I. RIGHTS TO FREE SPEECH
The normative backdrop to the following discussion of free speech is the same as the one that served us in other parts of the book: a juxtaposition between utilitarian consequentialism on the one hand and Kantian deontology on the other. But whereas various aspects of law and social policy are amenable to interpretation in terms of either approach, the concept of a right, at least in accordance with a prominent conception, arises out of the tension between the two. On this view, rights are designed to insulate certain aspects of persons and their lives from the demands of society’s aggregate welfare, thus securing individuals’ autonomy and respect for their dignity. In discussing freedom of speech, I focus exclusively on this “strong” meaning of right.2 To carry the weight normally assigned to it, freedom of speech must be understood as what I call an autonomy right—that is, a right that protects some fundamental aspects of personhood vital to one’s dignity and exercise of autonomy.
Even within these somewhat artificial strictures freedom of speech remains a complex right. First, freedom of speech is supported by two sets of interests: those of the speaker, the active aspect of free speech, and those of the listener, the passive aspect. The active right to speak is linked to the ideas of self-expression and self-realization, whereas the passive right to listen emphasizes the importance of access to information, ideas, and points of view for one’s ability to form independent, informed, and intelligent judgments. A second distinction that applies to freedom of speech is between two kinds of rights. A right may be recognized in P out of concern for P himself. In such a case, P has what I shall call an original right. A right may be also granted to P out of concern for someone else. In this case, P will be said to have a derivative right. A guardian, for example, may be given such rights as are necessary for the effective execution of her role. The reason for these rights would lie in the concern for the ward’s interests, and only derivatively in the concern for protecting the guardian’s interests.3 By combining the two distinctions, we get the following typology of speech rights. In addition to the speaker’s original right to self-expression, concern for the listener’s autonomy-based right to listen implies a passive derivative right in the speaker not to be interrupted in her communications. First Amendment protection may also extend to someone other than the speaker if granting such protection to the other person promotes or protects the original speaker’s self-expression. A publisher of a book, for example, may deserve such protection based on her contribution to the author’s self-expression. In such a case the publisher would have an active derivative speech right.

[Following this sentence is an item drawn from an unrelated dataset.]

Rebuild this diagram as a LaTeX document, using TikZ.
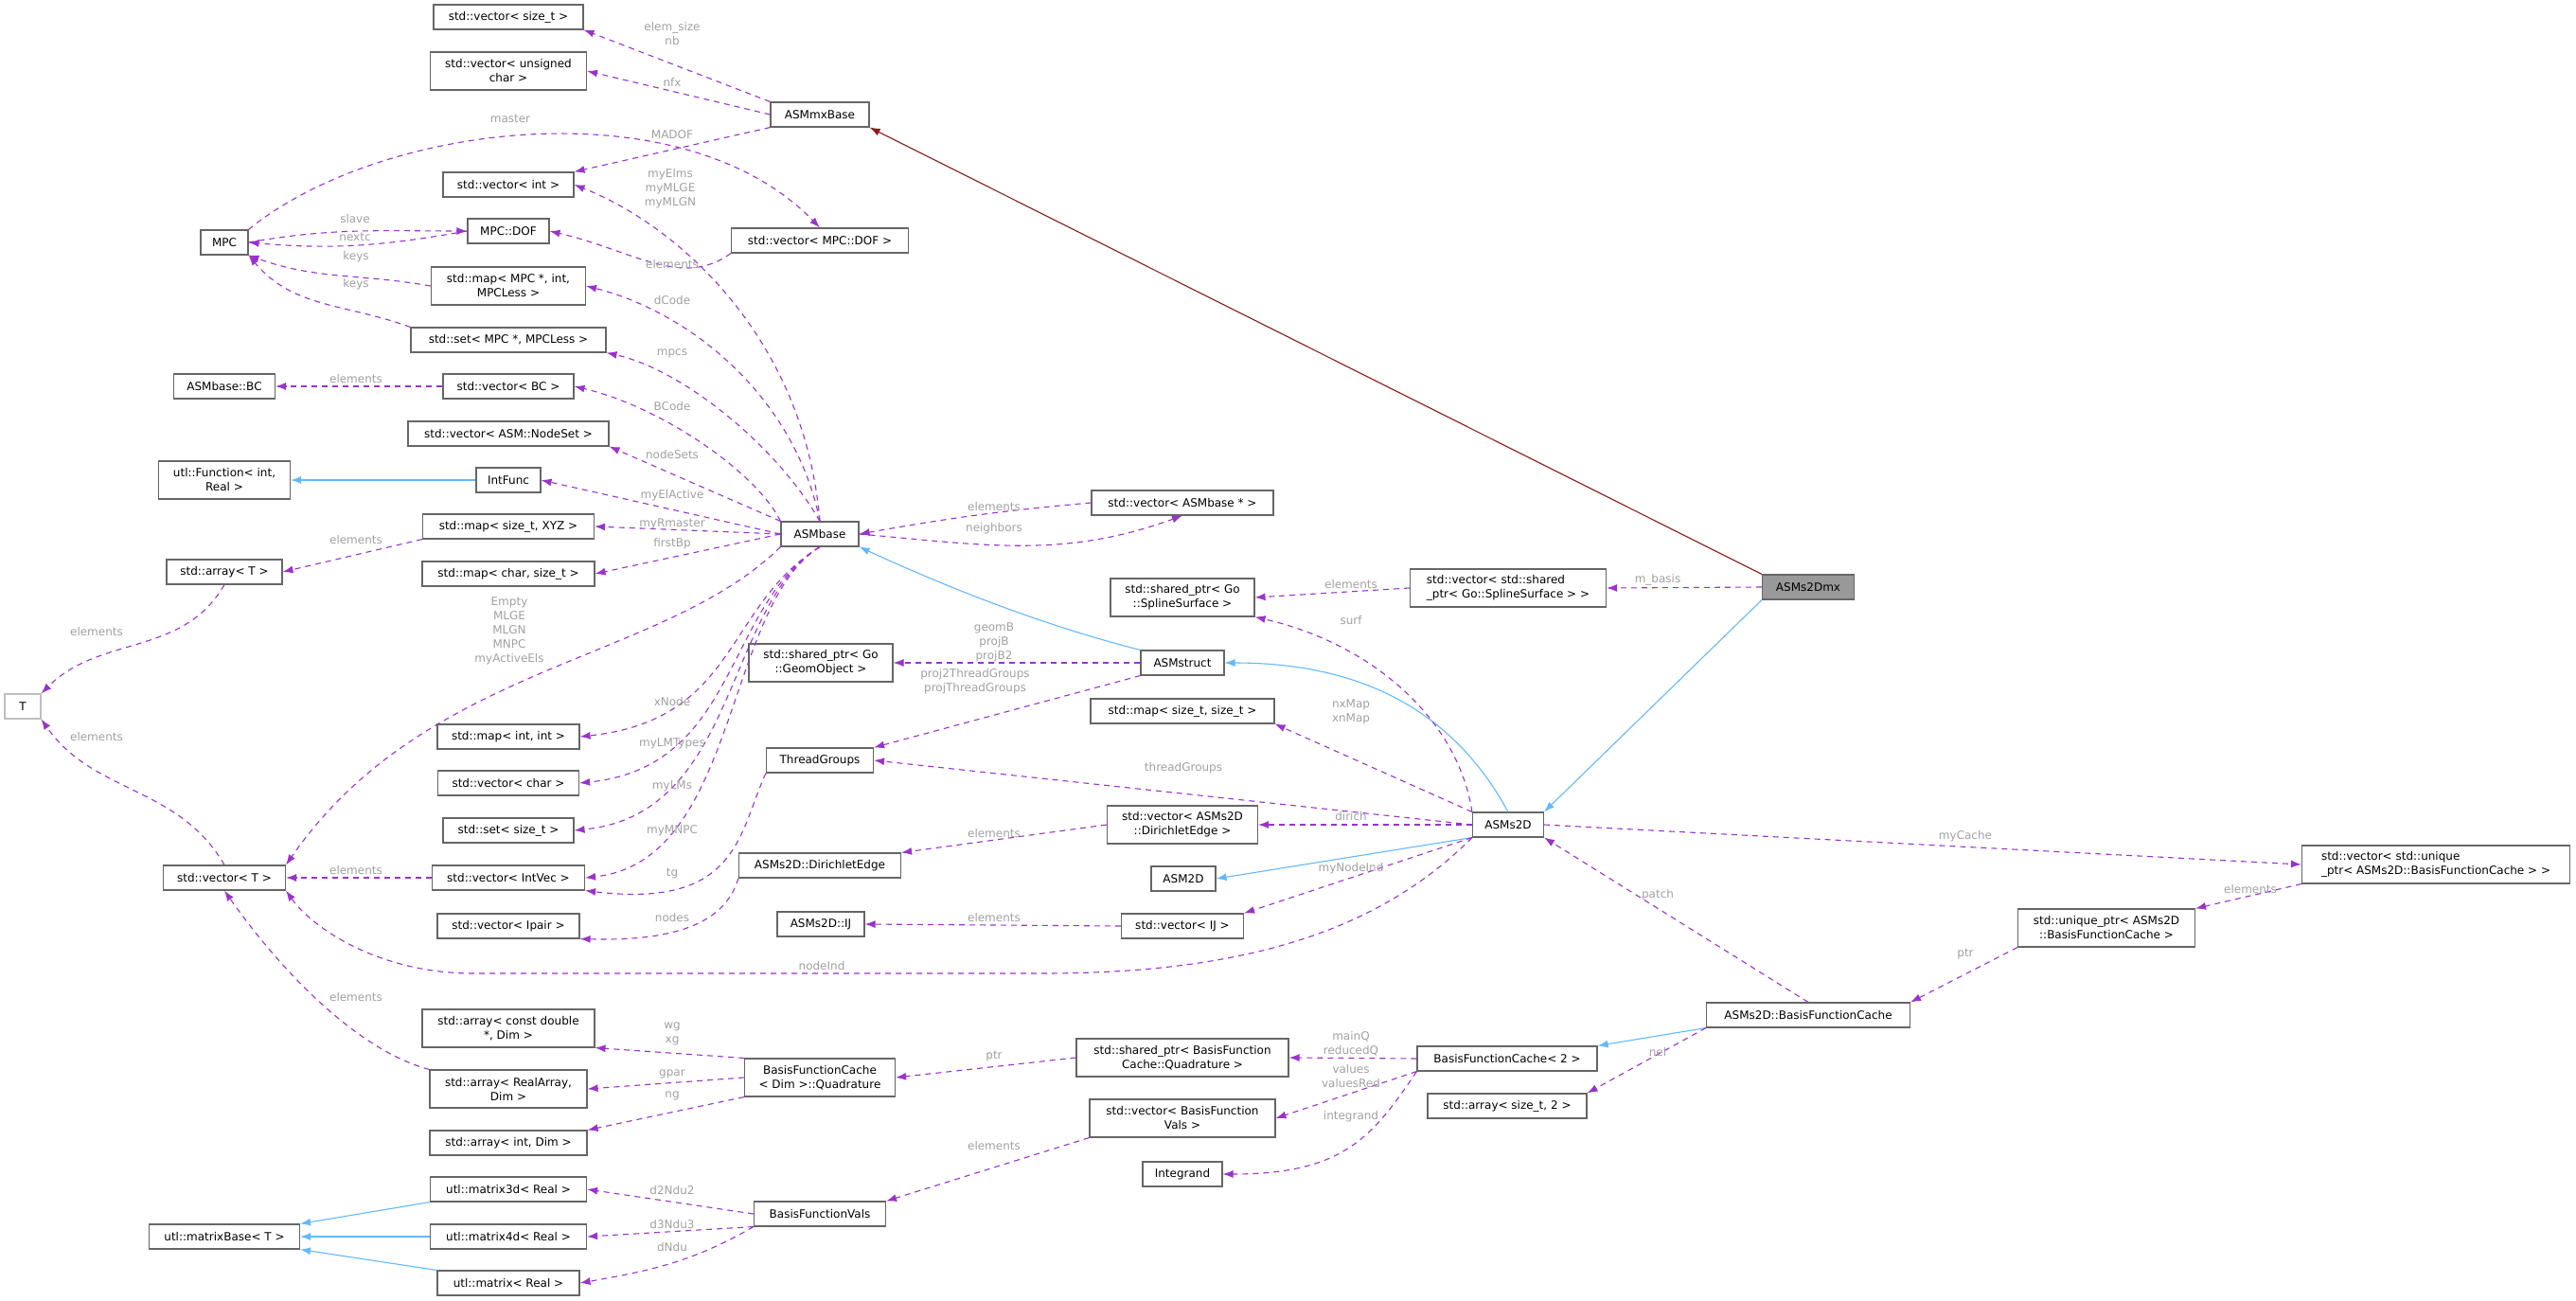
\documentclass[tikz,border=0pt]{standalone}
\usepackage{fontspec}
\setmainfont{DejaVu Sans}
\usetikzlibrary{arrows.meta}
\definecolor{pur}{HTML}{9A32CD}
\definecolor{lab}{HTML}{A0A0A0}
\definecolor{blu}{HTML}{63B8FF}
\definecolor{dred}{HTML}{8B1A1A}
\definecolor{bord}{HTML}{666666}
\begin{document}
\begin{tikzpicture}[x=1pt,y=-1pt,
 every node/.style={font=\fontsize{12}{15}\selectfont},
 box/.style={draw=bord,line width=1.1pt,fill=white,inner sep=1pt,align=center},
 rel/.style={pur,dashed,line width=1.1pt,dash pattern=on 6pt off 5pt,-{Latex[length=11pt,width=8pt]}},
 inh/.style={blu,line width=1.1pt,-{Latex[length=11pt,width=8pt]}},
 minh/.style={dred,line width=1.1pt,-{Latex[length=11pt,width=8pt]}},
 lb/.style={lab,align=center,inner sep=0pt,font=\fontsize{12}{15}\selectfont}]
\useasboundingbox (0,0) rectangle (2721,1373);
\newcommand{\bx}[6]{\node[box,minimum width=#4pt,minimum height=#5pt] (#1) at (#2,#3) {#6};}
\bx{vsizet}{537}{18}{158}{26}{std::vector< size\_t >}
\bx{vuchar}{537}{75}{165}{40}{std::vector< unsigned\\char >}
\bx{mxbase}{866}{121}{104}{26}{ASMmxBase}
\bx{vint}{537}{195}{138}{26}{std::vector< int >}
\bx{mpc}{237}{256}{50}{26}{MPC}
\bx{dof}{537}{244}{86}{26}{MPC::DOF}
\bx{vdof}{866}{254}{187}{26}{std::vector< MPC::DOF >}
\bx{mapmpc}{537}{302}{163}{40}{std::map< MPC *, int,\\MPCLess >}
\bx{setmpc}{537}{359}{206}{26}{std::set< MPC *, MPCLess >}
\bx{bc}{237}{408}{107}{26}{ASMbase::BC}
\bx{vbc}{537}{408}{138}{26}{std::vector< BC >}
\bx{vns}{537}{458}{212}{26}{std::vector< ASM::NodeSet >}
\bx{func}{237}{507}{139}{40}{utl::Function< int,\\Real >}
\bx{intfunc}{537}{507}{68}{26}{IntFunc}
\bx{mapxyz}{537}{556}{181}{26}{std::map< size\_t, XYZ >}
\bx{asmbase}{866}{564}{82}{26}{ASMbase}
\bx{arrT}{237}{604}{122}{26}{std::array< T >}
\bx{mapchar}{537}{606}{182}{26}{std::map< char, size\_t >}
\bx{geom}{867}{700}{152}{40}{std::shared\_ptr< Go\\::GeomObject >}
\node[box,draw=lightgray,minimum width=38pt,minimum height=26pt] (T) at (24,746) {T};
\bx{mapint}{537}{778}{150}{26}{std::map< int, int >}
\bx{tgroups}{866}{803}{113}{26}{ThreadGroups}
\bx{vchar}{537}{827}{149}{26}{std::vector< char >}
\bx{setsz}{537}{877}{138}{26}{std::set< size\_t >}
\bx{dedge}{866}{914}{171}{26}{ASMs2D::DirichletEdge}
\bx{vT}{237}{927}{129}{26}{std::vector< T >}
\bx{vintvec}{537}{927}{161}{26}{std::vector< IntVec >}
\bx{vipair}{537}{978}{150}{26}{std::vector< Ipair >}
\bx{ij}{867}{976}{92}{26}{ASMs2D::IJ}
\bx{arrcd}{537}{1086}{182}{40}{std::array< const double\\*, Dim >}
\bx{quad}{866}{1138}{159}{40}{BasisFunctionCache\\< Dim >::Quadrature}
\bx{arrra}{537}{1150}{166}{40}{std::array< RealArray,\\Dim >}
\bx{arrint}{537}{1207}{166}{26}{std::array< int, Dim >}
\bx{m3d}{537}{1256}{165}{26}{utl::matrix3d< Real >}
\bx{bfv}{866}{1282}{139}{26}{BasisFunctionVals}
\bx{mbase}{237}{1306}{159}{26}{utl::matrixBase< T >}
\bx{m4d}{537}{1306}{165}{26}{utl::matrix4d< Real >}
\bx{mat}{537}{1355}{150}{26}{utl::matrix< Real >}
\bx{vbase}{1249}{531}{192}{26}{std::vector< ASMbase * >}
\bx{spl}{1249}{631}{152}{40}{std::shared\_ptr< Go\\::SplineSurface >}
\node[box,align=left,minimum width=207pt,minimum height=40pt] (vspl) at (1593,621) {std::vector< std::shared\\\_ptr< Go::SplineSurface > >};
\node[box,fill=gray!80,minimum width=97pt,minimum height=26pt] (mx) at (1910,620) {ASMs2Dmx};
\bx{struct}{1249}{700}{88}{26}{ASMstruct}
\bx{mapss}{1249}{751}{194}{26}{std::map< size\_t, size\_t >}
\bx{vdedge}{1249}{871}{159}{40}{std::vector< ASMs2D\\::DirichletEdge >}
\bx{s2d}{1593}{871}{75}{26}{ASMs2D}
\bx{asm2d}{1250}{928}{68}{26}{ASM2D}
\bx{vij}{1249}{978}{129}{26}{std::vector< IJ >}
\bx{bfc}{1910}{1072}{215}{26}{ASMs2D::BasisFunctionCache}
\bx{spq}{1249}{1117}{224}{40}{std::shared\_ptr< BasisFunction\\Cache::Quadrature >}
\bx{bfc2}{1592}{1118}{190}{26}{BasisFunctionCache< 2 >}
\bx{vbfv}{1249}{1181}{196}{40}{std::vector< BasisFunction\\Vals >}
\bx{arr2}{1592}{1168}{168}{26}{std::array< size\_t, 2 >}
\bx{integ}{1249}{1240}{84}{26}{Integrand}
\node[box,align=left,minimum width=283pt,minimum height=40pt] (vuniq) at (2573,913) {std::vector< std::unique\\\_ptr< ASMs2D::BasisFunctionCache > >};
\bx{uniq}{2225}{980}{187}{40}{std::unique\_ptr< ASMs2D\\::BasisFunctionCache >}

% edges
\draw[rel] (mxbase.north west) -- (vsizet.south east);
\draw[rel] (mxbase.west) -- (vuchar.east);
\draw[rel] (mxbase.south west) -- (vint.north east);
\draw[rel] (mpc.north east) .. controls (400,130) and (720,90) .. (vdof.north);
\draw[rel] (mpc.east) to[out=10,in=180] (dof.west);
\draw[rel] (dof.west) to[out=190,in=-5] (mpc.east);
\draw[rel] (mapmpc.west) to[out=170,in=-20] (mpc.south east);
\draw[rel] (setmpc.north west) to[out=160,in=-50] (mpc.south east);
\draw[rel] (vdof.south west) .. controls (720,305) and (670,265) .. (dof.east);
\draw[rel] (asmbase.north) .. controls (850,360) and (720,240) .. (vint.east);
\draw[rel] (asmbase.north) .. controls (840,420) and (730,330) .. (mapmpc.east);
\draw[rel] (asmbase.north) .. controls (820,470) and (720,390) .. (setmpc.south east);
\draw[rel] (asmbase.north west) .. controls (800,500) and (700,430) .. (vbc.east);
\draw[rel] (vbc.west) -- (bc.east);
\draw[rel] (asmbase.north west) -- (vns.south east);
\draw[inh] (intfunc.west) -- (func.east);
\draw[rel] (asmbase.west) -- (intfunc.east);
\draw[rel] (asmbase.west) -- (mapxyz.east);
\draw[rel] (asmbase.west) -- (mapchar.east);
\draw[rel] (mapxyz.south west) -- (arrT.east);
\draw[rel] (arrT.south) to[out=-120,in=45] (T.north east);
\draw[rel] (vT.north) to[out=120,in=-55] (T.south east);
\draw[rel] (asmbase.south west) .. controls (700,700) and (450,700) .. (vT.north east);
\draw[rel] (asmbase.south) .. controls (765,640) and (780,760) .. (mapint.east);
\draw[rel] (asmbase.south) .. controls (765,640) and (780,810) .. (vchar.east);
\draw[rel] (asmbase.south) .. controls (765,640) and (780,860) .. (setsz.east);
\draw[rel] (asmbase.south) .. controls (765,640) and (780,910) .. (vintvec.east);
\draw[rel] (vintvec.west) -- (vT.east);
\draw[rel] (tgroups.south west) .. controls (780,880) and (780,960) .. (vintvec.south east);
\draw[rel] (dedge.south west) .. controls (770,960) and (740,995) .. (vipair.south east);
\draw[rel] (s2d.south west) .. controls (1450,990) and (1300,1028) .. (1100,1028) -- (500,1028) .. controls (400,1028) and (330,980) .. (vT.south east);
\draw[rel] (arrra.north west) .. controls (380,1110) and (300,1030) .. (vT.south);
\draw[rel] (quad.north west) -- (arrcd.south east);
\draw[rel] (quad.west) -- (arrra.east);
\draw[rel] (quad.south west) -- (arrint.north east);
\draw[inh] (m3d.south west) -- (mbase.north east);
\draw[inh] (m4d.west) -- (mbase.east);
\draw[inh] (mat.north west) -- (mbase.south east);
\draw[rel] (bfv.west) -- (m3d.east);
\draw[rel] (bfv.south west) -- (m4d.east);
\draw[rel] (bfv.south west) to[out=-150,in=10] (mat.east);
\draw[rel] (vbase.west) to[out=185,in=10] (asmbase.east);
\draw[rel] (asmbase.east) to[out=-5,in=200] (vbase.south);
\draw[inh] (struct.north west) .. controls (1100,660) and (1000,620) .. (asmbase.south east);
\draw[rel] (struct.west) -- (geom.east);
\draw[rel] (struct.south west) -- (tgroups.north east);
\draw[rel] (vspl.west) -- (spl.east);
\draw[rel] (mx.west) -- (vspl.east);
\draw[minh] (mx.north west) -- (mxbase.south east);
\draw[inh] (mx.south west) -- (s2d.north east);
\draw[inh] (s2d.north) .. controls (1540,760) and (1450,700) .. (struct.east);
\draw[rel] (s2d.north west) .. controls (1540,760) and (1450,680) .. (spl.south east);
\draw[rel] (s2d.north west) -- (mapss.south east);
\draw[rel] (s2d.west) -- (tgroups.east);
\draw[rel] (s2d.west) -- (vdedge.east);
\draw[rel] (vdedge.west) -- (dedge.north east);
\draw[inh] (s2d.south west) -- (asm2d.east);
\draw[rel] (s2d.south west) -- (vij.north east);
\draw[rel] (vij.west) -- (ij.east);
\draw[rel] (s2d.east) -- (vuniq.west);
\draw[rel] (vuniq.south west) -- (uniq.north east);
\draw[rel] (uniq.south west) -- (bfc.north east);
\draw[rel] (bfc.north) -- (s2d.south east);
\draw[inh] (bfc.south west) -- (bfc2.north east);
\draw[rel] (bfc.south west) -- (arr2.north east);
\draw[rel] (bfc2.west) -- (spq.east);
\draw[rel] (spq.west) -- (quad.east);
\draw[rel] (bfc2.south west) -- (vbfv.east);
\draw[rel] (vbfv.south west) -- (bfv.north east);
\draw[rel] (bfc2.south west) .. controls (1450,1200) and (1420,1240) .. (integ.east);

% labels
\node[lb] at (710,36) {elem\_size\\nb};
\node[lb] at (710,87) {nfx};
\node[lb] at (539,125) {master};
\node[lb] at (710,142) {MADOF};
\node[lb] at (708,199) {myElms\\myMLGE\\myMLGN};
\node[lb] at (375,231) {slave};
\node[lb] at (375,250) {nextc};
\node[lb] at (376,271) {keys};
\node[lb] at (710,279) {elements};
\node[lb] at (376,300) {keys};
\node[lb] at (710,317) {dCode};
\node[lb] at (710,373) {mpcs};
\node[lb] at (376,400) {elements};
\node[lb] at (710,429) {BCode};
\node[lb] at (710,480) {nodeSets};
\node[lb] at (710,523) {myElActive};
\node[lb] at (710,553) {myRmaster};
\node[lb] at (376,570) {elements};
\node[lb] at (710,574) {firstBp};
\node[lb] at (538,666) {Empty\\MLGE\\MLGN\\MNPC\\myActiveEls};
\node[lb] at (102,667) {elements};
\node[lb] at (102,778) {elements};
\node[lb] at (710,741) {xNode};
\node[lb] at (710,785) {myLMTypes};
\node[lb] at (710,830) {myLMs};
\node[lb] at (710,877) {myMNPC};
\node[lb] at (376,919) {elements};
\node[lb] at (710,923) {tg};
\node[lb] at (710,969) {nodes};
\node[lb] at (868,1020) {nodeInd};
\node[lb] at (376,1053) {elements};
\node[lb] at (710,1092) {wg\\xg};
\node[lb] at (710,1134) {gpar};
\node[lb] at (710,1157) {ng};
\node[lb] at (710,1257) {d2Ndu2};
\node[lb] at (710,1293) {d3Ndu3};
\node[lb] at (710,1317) {dNdu};
\node[lb] at (1050,535) {elements};
\node[lb] at (1050,558) {neighbors};
\node[lb] at (1427,617) {elements};
\node[lb] at (1751,612) {m\_basis};
\node[lb] at (1427,655) {surf};
\node[lb] at (1050,678) {geomB\\projB\\projB2};
\node[lb] at (1030,720) {proj2ThreadGroups\\projThreadGroups};
\node[lb] at (1427,752) {nxMap\\xnMap};
\node[lb] at (1250,811) {threadGroups};
\node[lb] at (1427,862) {dirich};
\node[lb] at (1050,880) {elements};
\node[lb] at (1427,917) {myNodeInd};
\node[lb] at (1751,945) {patch};
\node[lb] at (1050,969) {elements};
\node[lb] at (1427,1102) {mainQ\\reducedQ};
\node[lb] at (1050,1116) {ptr};
\node[lb] at (1427,1137) {values\\valuesRed};
\node[lb] at (1751,1111) {nel};
\node[lb] at (1427,1179) {integrand};
\node[lb] at (1050,1210) {elements};
\node[lb] at (2076,883) {myCache};
\node[lb] at (2377,939) {elements};
\node[lb] at (2076,1008) {ptr};
\end{tikzpicture}
\end{document}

Though all speech rights secure to their bearers a measure of protection, the scope and the weight of a speech right crucially depend on whether it is considered original or derivative, and in the latter case, on the primary interest from which the right is derived. An original speech right recognizes speech as an integral aspect of the speaker’s autonomy; to respect the right is to respect that aspect of the right-bearer’s dignity that is bound up with her self-expression. Infringing an original autonomy right is prima facie wrong even when done in order to enhance the enjoyment of a similar right in others, since doing so would amount to an impermissible act of sacrificing one person for another. In contrast, a derivative right is instrumental: its purpose is to safeguard or enhance the enjoyment of certain rights by others. And as all instruments, a derivative right is measured by its effectiveness. It may be limited or discarded in favor of better means to attain the same goals.
-  I don’t accordingly pursue here the question whether corporate and other collective communications should get some protection on purely utilitarian grounds. Within the presentscheme, the rights secured by such protections would be “weak,” because they would be vulnerable to conflicting utilitarian policy considerations and liable to being defeated by them.